The material below has pictures in it. Set down only the lines from the line containing "Output the Python" through the line containing "plt.rcParams['font.family'] = ['Liberation", word for word, and leave the pictures behind.

***** Dataset records

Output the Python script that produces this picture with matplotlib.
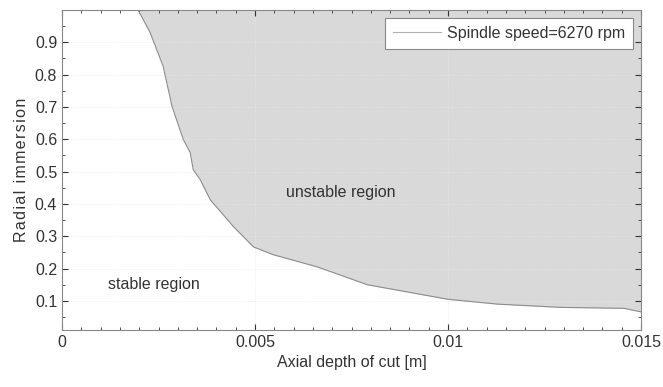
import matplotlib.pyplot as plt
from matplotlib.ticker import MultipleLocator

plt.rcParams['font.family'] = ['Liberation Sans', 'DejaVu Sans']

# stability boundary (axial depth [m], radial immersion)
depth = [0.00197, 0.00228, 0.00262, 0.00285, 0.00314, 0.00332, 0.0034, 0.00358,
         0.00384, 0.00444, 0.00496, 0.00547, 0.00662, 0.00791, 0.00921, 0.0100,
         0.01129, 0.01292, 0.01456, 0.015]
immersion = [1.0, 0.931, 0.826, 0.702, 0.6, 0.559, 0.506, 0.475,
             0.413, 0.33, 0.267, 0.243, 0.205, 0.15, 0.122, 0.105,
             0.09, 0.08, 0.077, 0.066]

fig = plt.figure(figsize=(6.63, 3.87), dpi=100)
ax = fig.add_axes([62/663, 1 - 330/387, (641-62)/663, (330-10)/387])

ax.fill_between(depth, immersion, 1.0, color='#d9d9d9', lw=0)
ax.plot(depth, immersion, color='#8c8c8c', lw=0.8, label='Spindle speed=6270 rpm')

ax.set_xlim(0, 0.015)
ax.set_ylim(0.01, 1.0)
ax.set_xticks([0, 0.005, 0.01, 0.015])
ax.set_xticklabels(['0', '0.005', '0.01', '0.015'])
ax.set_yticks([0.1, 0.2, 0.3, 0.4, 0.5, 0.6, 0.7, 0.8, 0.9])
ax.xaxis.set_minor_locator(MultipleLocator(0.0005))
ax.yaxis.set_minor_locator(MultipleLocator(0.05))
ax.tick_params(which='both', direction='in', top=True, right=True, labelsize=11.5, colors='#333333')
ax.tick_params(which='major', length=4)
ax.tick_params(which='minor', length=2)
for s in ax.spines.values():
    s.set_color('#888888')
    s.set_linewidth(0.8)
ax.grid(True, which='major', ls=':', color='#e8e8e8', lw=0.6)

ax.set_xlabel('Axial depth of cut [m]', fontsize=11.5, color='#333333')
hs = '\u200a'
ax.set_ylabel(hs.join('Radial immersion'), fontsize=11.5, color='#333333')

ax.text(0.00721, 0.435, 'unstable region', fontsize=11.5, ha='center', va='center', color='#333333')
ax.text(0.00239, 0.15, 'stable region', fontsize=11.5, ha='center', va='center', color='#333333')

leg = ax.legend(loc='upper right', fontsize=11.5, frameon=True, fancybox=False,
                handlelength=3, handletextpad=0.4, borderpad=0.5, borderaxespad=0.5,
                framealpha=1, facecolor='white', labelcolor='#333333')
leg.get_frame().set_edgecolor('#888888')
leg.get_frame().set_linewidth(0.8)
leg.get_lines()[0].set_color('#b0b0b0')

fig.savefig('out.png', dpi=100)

**********
***** Dataset records

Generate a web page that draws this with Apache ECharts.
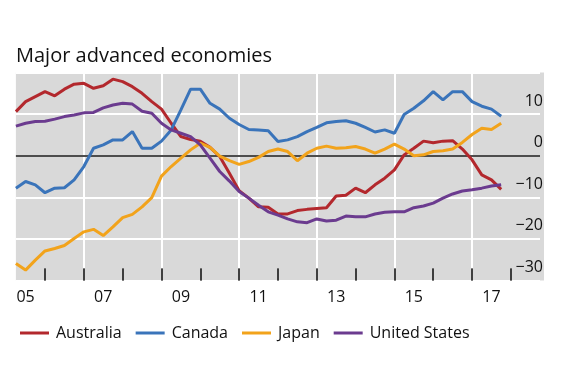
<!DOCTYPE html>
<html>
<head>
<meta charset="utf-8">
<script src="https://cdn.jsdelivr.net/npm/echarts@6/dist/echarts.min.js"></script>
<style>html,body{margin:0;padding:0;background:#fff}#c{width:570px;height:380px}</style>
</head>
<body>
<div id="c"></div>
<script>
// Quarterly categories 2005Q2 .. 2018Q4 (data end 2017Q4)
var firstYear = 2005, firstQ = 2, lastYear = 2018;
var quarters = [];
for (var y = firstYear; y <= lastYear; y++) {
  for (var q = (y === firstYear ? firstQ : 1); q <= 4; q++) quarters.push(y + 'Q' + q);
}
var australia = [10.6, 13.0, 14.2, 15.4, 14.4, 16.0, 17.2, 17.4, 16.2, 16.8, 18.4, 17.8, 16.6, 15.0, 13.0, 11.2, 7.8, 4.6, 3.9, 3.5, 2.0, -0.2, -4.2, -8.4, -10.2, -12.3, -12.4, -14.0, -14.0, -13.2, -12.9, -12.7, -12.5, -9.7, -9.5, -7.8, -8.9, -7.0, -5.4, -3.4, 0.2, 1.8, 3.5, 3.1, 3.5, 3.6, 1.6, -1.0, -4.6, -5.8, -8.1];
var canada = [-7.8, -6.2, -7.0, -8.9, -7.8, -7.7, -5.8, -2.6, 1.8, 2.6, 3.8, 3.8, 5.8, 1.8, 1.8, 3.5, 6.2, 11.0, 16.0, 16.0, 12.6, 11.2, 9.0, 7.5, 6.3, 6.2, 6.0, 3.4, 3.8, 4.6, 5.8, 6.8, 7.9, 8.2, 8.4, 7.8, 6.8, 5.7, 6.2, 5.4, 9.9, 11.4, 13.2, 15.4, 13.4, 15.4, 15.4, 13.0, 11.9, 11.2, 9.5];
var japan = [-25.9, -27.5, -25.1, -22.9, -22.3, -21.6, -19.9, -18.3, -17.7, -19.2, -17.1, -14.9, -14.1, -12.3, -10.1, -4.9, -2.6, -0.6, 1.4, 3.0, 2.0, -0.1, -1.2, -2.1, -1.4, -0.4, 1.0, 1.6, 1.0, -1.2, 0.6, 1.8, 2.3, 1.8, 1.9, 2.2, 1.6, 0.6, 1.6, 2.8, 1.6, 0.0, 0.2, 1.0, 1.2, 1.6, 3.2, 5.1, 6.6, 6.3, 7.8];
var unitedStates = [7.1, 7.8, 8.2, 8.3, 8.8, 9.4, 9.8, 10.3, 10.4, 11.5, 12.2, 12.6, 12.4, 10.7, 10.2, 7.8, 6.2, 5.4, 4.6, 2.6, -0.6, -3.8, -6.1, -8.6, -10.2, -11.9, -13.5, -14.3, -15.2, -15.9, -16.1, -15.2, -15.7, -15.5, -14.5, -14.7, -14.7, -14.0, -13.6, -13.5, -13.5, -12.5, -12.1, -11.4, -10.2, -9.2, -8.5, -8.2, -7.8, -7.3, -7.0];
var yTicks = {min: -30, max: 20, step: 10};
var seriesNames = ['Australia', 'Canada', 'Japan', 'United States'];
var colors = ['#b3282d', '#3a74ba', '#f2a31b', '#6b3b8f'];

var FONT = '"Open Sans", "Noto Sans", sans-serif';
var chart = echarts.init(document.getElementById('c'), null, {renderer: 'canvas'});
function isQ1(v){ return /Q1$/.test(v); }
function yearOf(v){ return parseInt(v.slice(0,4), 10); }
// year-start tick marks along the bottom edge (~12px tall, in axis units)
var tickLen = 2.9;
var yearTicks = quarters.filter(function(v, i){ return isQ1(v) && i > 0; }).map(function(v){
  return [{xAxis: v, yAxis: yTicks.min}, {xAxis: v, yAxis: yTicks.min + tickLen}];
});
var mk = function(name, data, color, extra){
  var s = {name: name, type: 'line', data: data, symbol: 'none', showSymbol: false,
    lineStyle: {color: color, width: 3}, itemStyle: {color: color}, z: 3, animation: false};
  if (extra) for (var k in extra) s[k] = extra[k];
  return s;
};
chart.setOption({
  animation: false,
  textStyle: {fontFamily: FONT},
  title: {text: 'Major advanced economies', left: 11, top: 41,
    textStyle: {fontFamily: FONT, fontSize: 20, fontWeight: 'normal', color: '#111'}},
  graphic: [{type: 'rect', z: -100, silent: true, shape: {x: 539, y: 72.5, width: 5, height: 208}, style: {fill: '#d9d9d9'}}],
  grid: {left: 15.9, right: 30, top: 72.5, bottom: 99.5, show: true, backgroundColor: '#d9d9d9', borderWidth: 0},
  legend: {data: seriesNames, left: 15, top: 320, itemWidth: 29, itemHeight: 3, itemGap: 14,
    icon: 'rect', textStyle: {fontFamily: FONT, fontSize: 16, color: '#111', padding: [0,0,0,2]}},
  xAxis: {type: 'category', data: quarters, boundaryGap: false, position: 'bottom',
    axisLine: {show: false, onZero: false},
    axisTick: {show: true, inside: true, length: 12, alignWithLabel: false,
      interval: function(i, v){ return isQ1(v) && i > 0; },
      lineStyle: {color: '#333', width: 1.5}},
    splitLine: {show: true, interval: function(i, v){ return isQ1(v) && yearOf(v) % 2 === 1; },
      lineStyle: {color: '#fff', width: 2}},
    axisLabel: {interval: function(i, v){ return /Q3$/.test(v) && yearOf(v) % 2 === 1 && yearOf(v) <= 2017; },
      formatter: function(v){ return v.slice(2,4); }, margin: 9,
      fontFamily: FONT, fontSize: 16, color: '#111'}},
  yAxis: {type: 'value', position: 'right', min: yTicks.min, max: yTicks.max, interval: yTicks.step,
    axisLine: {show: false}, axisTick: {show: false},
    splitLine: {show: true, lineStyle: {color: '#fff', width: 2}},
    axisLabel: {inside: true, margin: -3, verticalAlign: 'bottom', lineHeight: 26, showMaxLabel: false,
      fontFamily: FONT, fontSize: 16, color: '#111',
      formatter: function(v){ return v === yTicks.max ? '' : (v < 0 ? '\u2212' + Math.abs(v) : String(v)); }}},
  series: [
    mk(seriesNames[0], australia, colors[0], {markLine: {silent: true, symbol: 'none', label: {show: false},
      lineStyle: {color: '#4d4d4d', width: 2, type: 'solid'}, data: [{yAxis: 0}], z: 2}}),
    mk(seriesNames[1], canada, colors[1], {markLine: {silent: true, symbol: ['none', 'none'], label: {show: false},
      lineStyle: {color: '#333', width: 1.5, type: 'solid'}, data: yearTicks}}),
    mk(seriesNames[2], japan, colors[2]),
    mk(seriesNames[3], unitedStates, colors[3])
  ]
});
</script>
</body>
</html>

**********

• Task result:
Output the Python script that produces this picture with matplotlib.
import matplotlib.pyplot as plt
from matplotlib.ticker import MultipleLocator

plt.rcParams['font.family'] = ['Liberation Sans', 'DejaVu Sans']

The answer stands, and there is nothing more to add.